Société

Savoir reconnaître les comportements qui mènent au féminicide

le lundi 05 avril 2021
Modifié à 12 h 11 min le 01 avril 2021
Par Mario Pitre

mpitre@gravitemedia.com

Les nombreux féminicides perpétrés au cours des dernières semaines au Québec suscitent une réflexion sur ce triste phénomène. Pour Mario Trépanier, avant même de penser à la répression, il importe d’agir en prévention et de reconnaître les signes annonciateurs de tels crimes. Bien que le taux d’homicides intrafamiliaux a diminué de 47% au cours des 30 dernières années, on dénombre tout de même une moyenne de 19 homicides par année en moyenne, au cours des 10 dernières années. Coordonnateur et intervenant à l’organisme Via l’Anse, spécialisé en matière de violence conjugale et familiale, Mario Trépanier estime que le tissu social, l’entourage, font une grande différence dans le signalement de situations de couple potentiellement explosives. Il mentionne d’une part que 75% des homicides familiaux surviennent dans un contexte de séparation, une réalité que plusieurs hommes refusent d’admettre. C’est là un des premiers signes à surveiller, selon lui. À cela, on peut aussi constater une hausse et une amplification des gestes de violence, qu’elle soit physique, psychologique ou sexuelle. Une attitude de possessivité, de jalousie, du harcèlement. Les idées suicidaires doivent aussi être considérées.

Pour un meilleur financement en prévention

Face à la violence conjugale, les efforts sont principalement portés sur la répression, après que les gestes ont été perpétrés. « La répression n’est pas efficace. Même si le message doit être clair de la part des autorités, la réponse doit être socio-judiciaire, estime le coordonnateur de Via l’Anse. Il y a un important déséquilibre actuellement entre prévention et répression. » Selon lui, la répression est un mal nécessaire et crée un faux sentiment de sécurité. Ce n’est sans doute pas ce que les victimes souhaitent. Avec sa petite équipe de 5 personnes, Via l’Anse reçoit plus de 500 nouvelles demandes de consultation annuellement. Plusieurs se retrouvent sur une liste d’attente. « On effectue une première rencontre dans un délai de deux semaines pour s’assurer qu’il n’y a pas de danger immédiat. On ne peut pas se permettre d’en échapper. Mais si ce n’est pas le cas, le dossier peut prendre des mois avant d’être traité. » Pour la majorité des hommes qui se présentent (20% de la clientèle se compose aussi des femmes violentes), on parle d’une aide sous contrainte; c’est-à-dire que le sujet est référé par la police, la DPJ, la conjointe ou les proches. « La plupart reconnaissent les gestes qu’ils ont commis, mais ils trouvent toujours moyen de la justifier, note l’intervenant. Notre rôle, c’est d’établir un lien et de voir à les responsabiliser et faire reconnaître que ces excuses ne tiennent pas. Un travail qui peut prendre plusieurs mois.» Est-ce qu’un homme violent peut changer ? Mario Trépanier assure que oui. « On a un taux de succès de 90% chez ceux qui complètent la démarche, c’est-à-dire environ le tiers des personnes qui se présentent chez nous. Il demeure que cela est plus facile que d’arrêter de boire ou de consommer des stupéfiants. »

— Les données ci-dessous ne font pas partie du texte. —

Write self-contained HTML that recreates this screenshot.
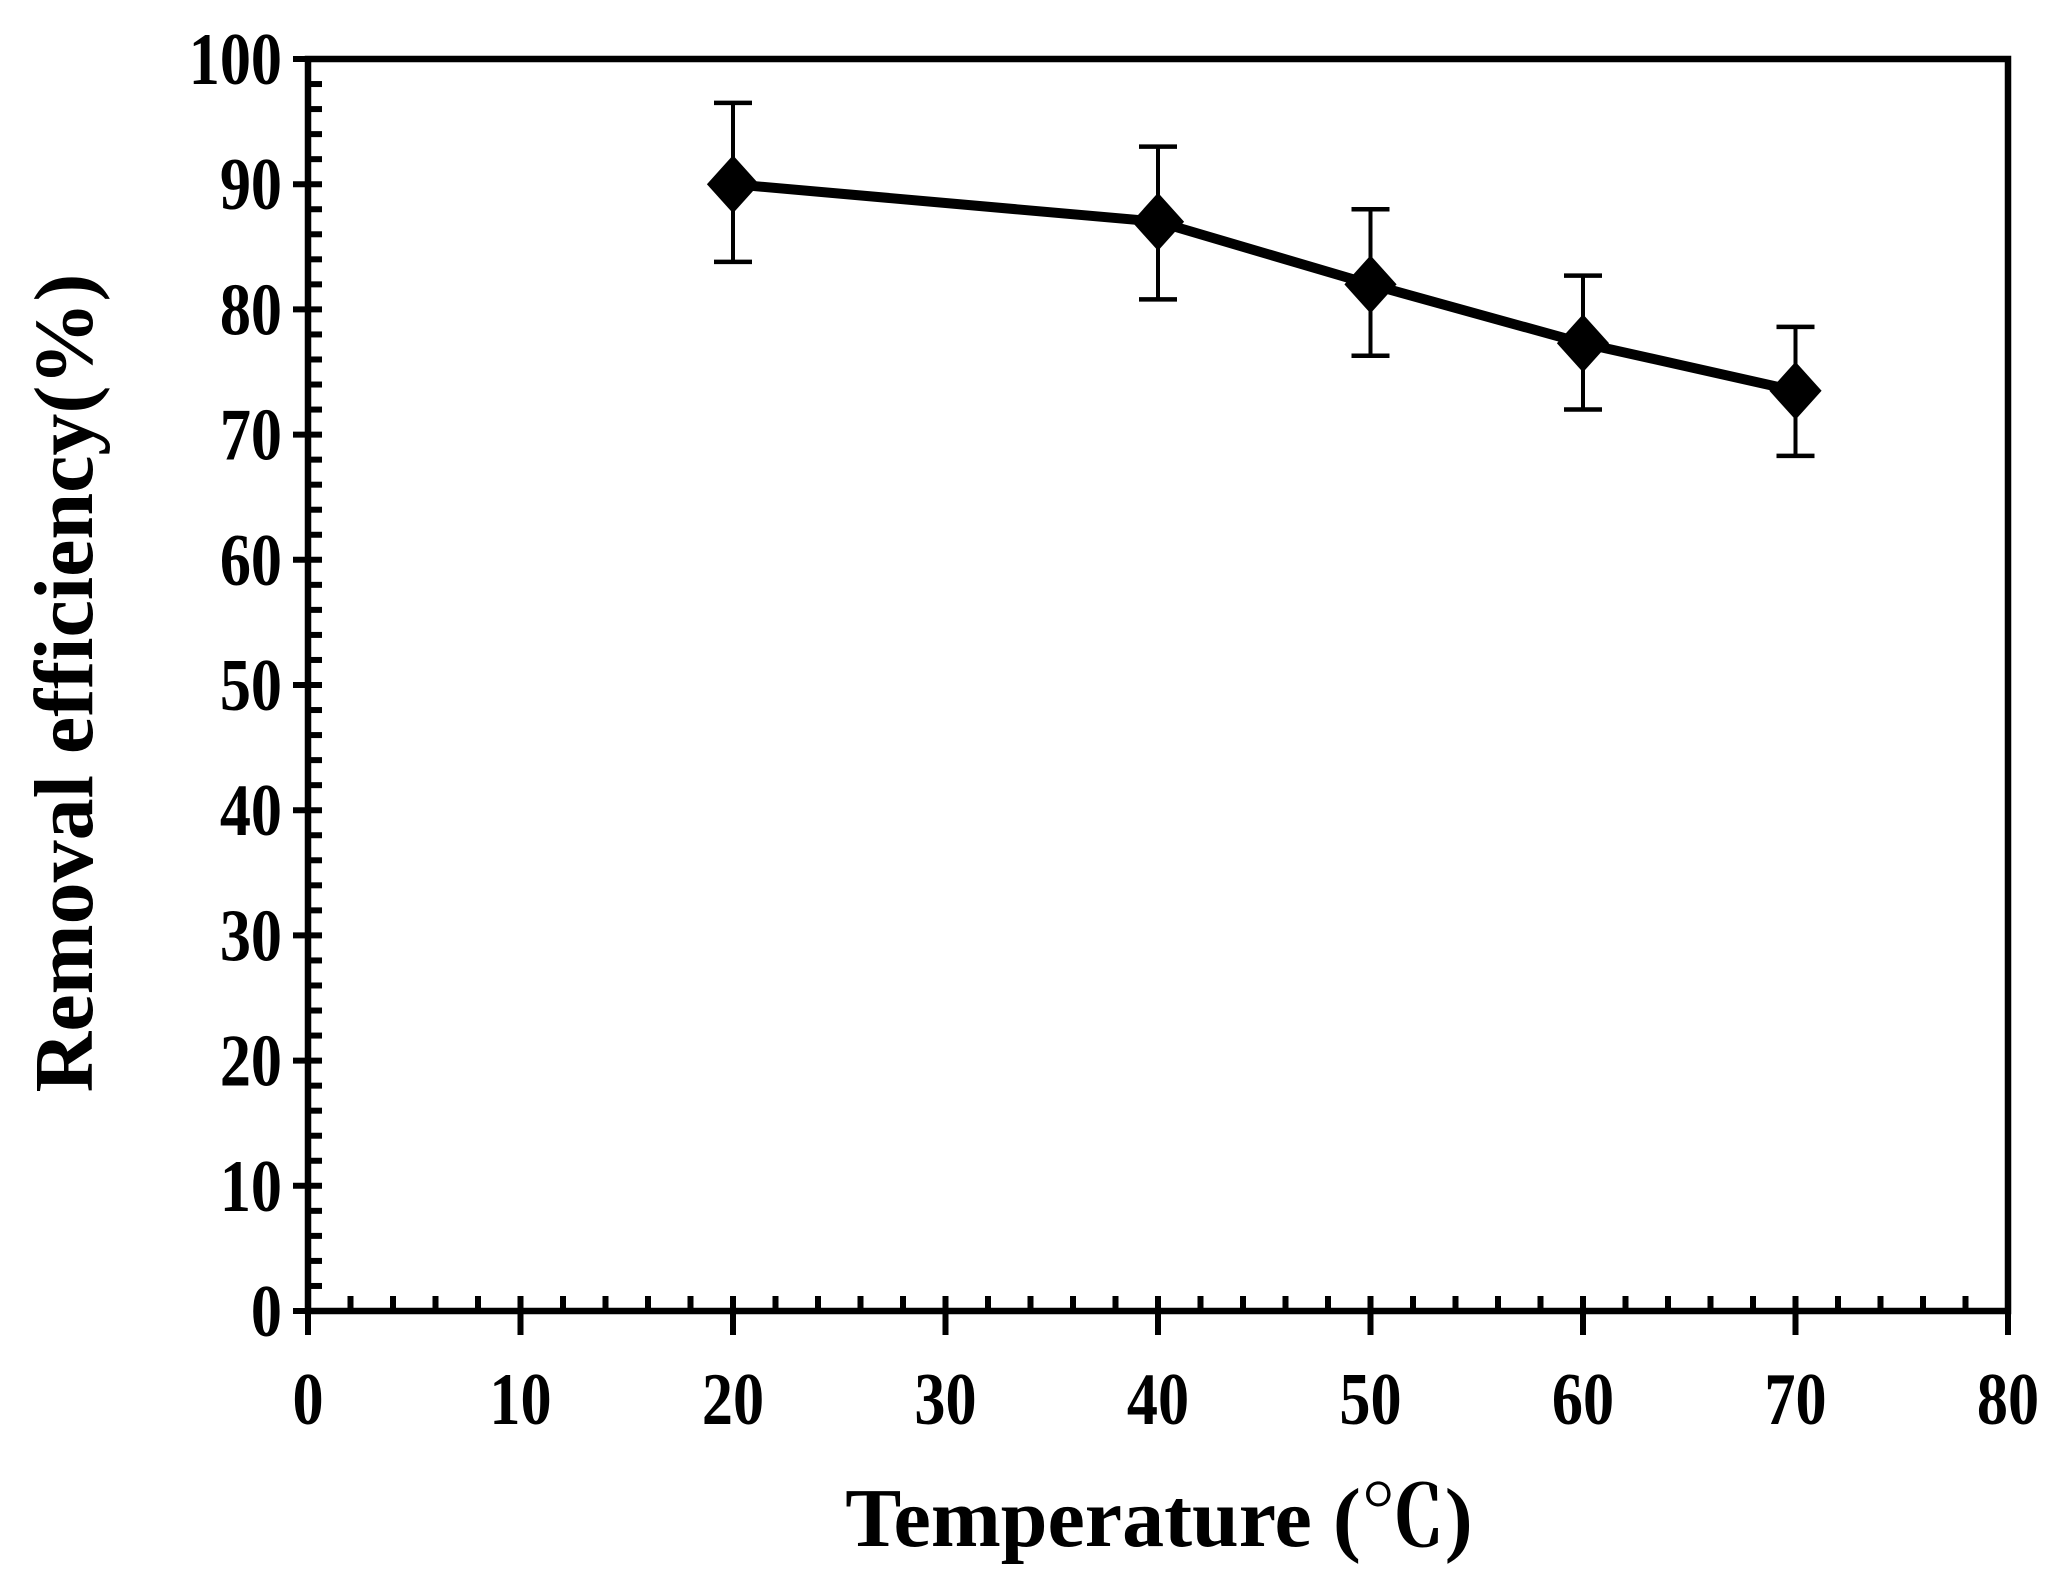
<!DOCTYPE html>
<html><head><meta charset="utf-8"><style>
html,body{margin:0;padding:0;background:#fff;}
svg{display:block;font-family:"Liberation Serif","Noto Serif CJK SC",serif;font-weight:bold;}
</style></head><body>
<svg id="chart" width="2061" height="1591" viewBox="0 0 2061 1591" xmlns="http://www.w3.org/2000/svg"></svg>
<script>
const xs = [20, 40, 50, 60, 70];
const ys = [90, 87, 82, 77.3, 73.5];
const errHi = [96.5, 93, 88, 82.7, 78.6];
const errLo = [83.8, 80.8, 76.3, 72, 68.3];
const xTicks = [0, 10, 20, 30, 40, 50, 60, 70, 80];
const yTicks = [0, 10, 20, 30, 40, 50, 60, 70, 80, 90, 100];

const NS = 'http://www.w3.org/2000/svg';
const svg = document.getElementById('chart');
const X0 = 308, X1 = 2008, Y0 = 1311, Y1 = 59;
const sx = v => X0 + (v - 0) / 80 * (X1 - X0);
const sy = v => Y0 - (v - 0) / 100 * (Y0 - Y1);
function mk(tag, attrs, parent) {
  const e = document.createElementNS(NS, tag);
  for (const k in attrs) e.setAttribute(k, attrs[k]);
  (parent || svg).appendChild(e);
  return e;
}
function line(x1, y1, x2, y2, w, g) {
  return mk('line', {x1, y1, x2, y2, stroke: '#000', 'stroke-width': w}, g);
}
const frame = mk('rect', {x: X0, y: Y1, width: X1 - X0, height: Y0 - Y1, fill: 'none', stroke: '#000', 'stroke-width': 6.5});



const yAxis = mk('g', {});


for (let v = 0; v <= 100; v += 2) {
  if (v % 10 === 0) line(X0 - 15, sy(v), X0 + 14, sy(v), 6, yAxis);
  else line(X0, sy(v), X0 + 14, sy(v), 6, yAxis);
}
yTicks.forEach(v => {
  const t = mk('text', {x: 0, y: 0, 'text-anchor': 'end', 'font-size': 74, transform: `translate(282,${sy(v) + 25}) scale(0.84,1)`}, yAxis);
  
  
  t.textContent = v;
});
const xAxis = mk('g', {});


for (let v = 0; v <= 80; v += 2) {
  if (v % 10 === 0) line(sx(v), Y0 - 15, sx(v), Y0 + 24, 6, xAxis);
  else line(sx(v), Y0 - 15, sx(v), Y0, 6, xAxis);
}
xTicks.forEach(v => {
  const t = mk('text', {x: 0, y: 0, 'text-anchor': 'middle', 'font-size': 74, transform: `translate(${sx(v)},1424) scale(0.84,1)`}, xAxis);
  
  
  t.textContent = v;
});
const xt = mk('text', {x: 1159, y: 1546, 'text-anchor': 'middle', 'font-size': 84});


xt.textContent = 'Temperature (℃)';
const yt = mk('text', {x: 0, y: 0, 'text-anchor': 'middle', 'font-size': 84, transform: 'translate(92,683) rotate(-90)'});


yt.textContent = 'Removal efficiency(%)';

const series = mk('g', {});


xs.forEach((x, i) => {
  const g = mk('g', {}, series);
  
  
  line(sx(x), sy(errHi[i]), sx(x), sy(errLo[i]), 4, g);
  line(sx(x) - 19, sy(errHi[i]), sx(x) + 19, sy(errHi[i]), 4.5, g);
  line(sx(x) - 19, sy(errLo[i]), sx(x) + 19, sy(errLo[i]), 4.5, g);
});
let d = '';
xs.forEach((x, i) => { d += (i ? 'L' : 'M') + sx(x) + ',' + sy(ys[i]); });
const p = mk('path', {d, fill: 'none', stroke: '#000', 'stroke-width': 10, 'stroke-linejoin': 'round'}, series);


xs.forEach((x, i) => {
  const cx = sx(x), cy = sy(ys[i]), r = 29;
  const m = mk('polygon', {points: `${cx},${cy - r} ${cx + r * 0.9},${cy} ${cx},${cy + r} ${cx - r * 0.9},${cy}`, fill: '#000'}, series);
  
  
});
</script>
</body></html>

Un solide réseau de partenaires dans la région

La pandémie de COVID-19 a provoqué une hausse des cas de violence conjugale. Néanmoins, la région compte sur un partenariat efficace pour agir en prévention. Chez Via l’Anse, on dénote une recrudescence des demandes, particulièrement depuis le mois d’août. Plusieurs facteurs comme l’isolement, la situation financière et le stress sont en cause. « La COVID accentue le contexte de dépendance au sein du couple et entraîne un niveau de détresse qu’on peut constater dans plusieurs organismes communautaires de la région », selon Mario Trépanier. Depuis 2013, plusieurs partenaires de la région ont mis sur pied le programme PHARE (Prévention des Homicides intrafamiliaux par des Actions Rapides et Engagées). Les partenaires impliqués sont, outre Via l’Anse, le centre de crise et de prévention du suicide Le Tournant, les maisons d’hébergement pour femmes victimes de la violence, les CSSS, le Centre de jeunesse, la Direction des services professionnels correctionnels et la Sûreté du Québec. Les répondants ont tous suivi une formation de deux jours de Via l’Anse portant notamment sur l’estimation et la gestion des éléments de risque associés aux homicides intrafamiliaux. Ainsi, une intervention des répondants peut être requise en tout temps, dès qu’on identifie une situation représentant un risque de morts ou de blessures graves. « Le maillage fait toute la différence pour assurer la sécurité des victimes lors de situations de crise », assure Mario Trépanier.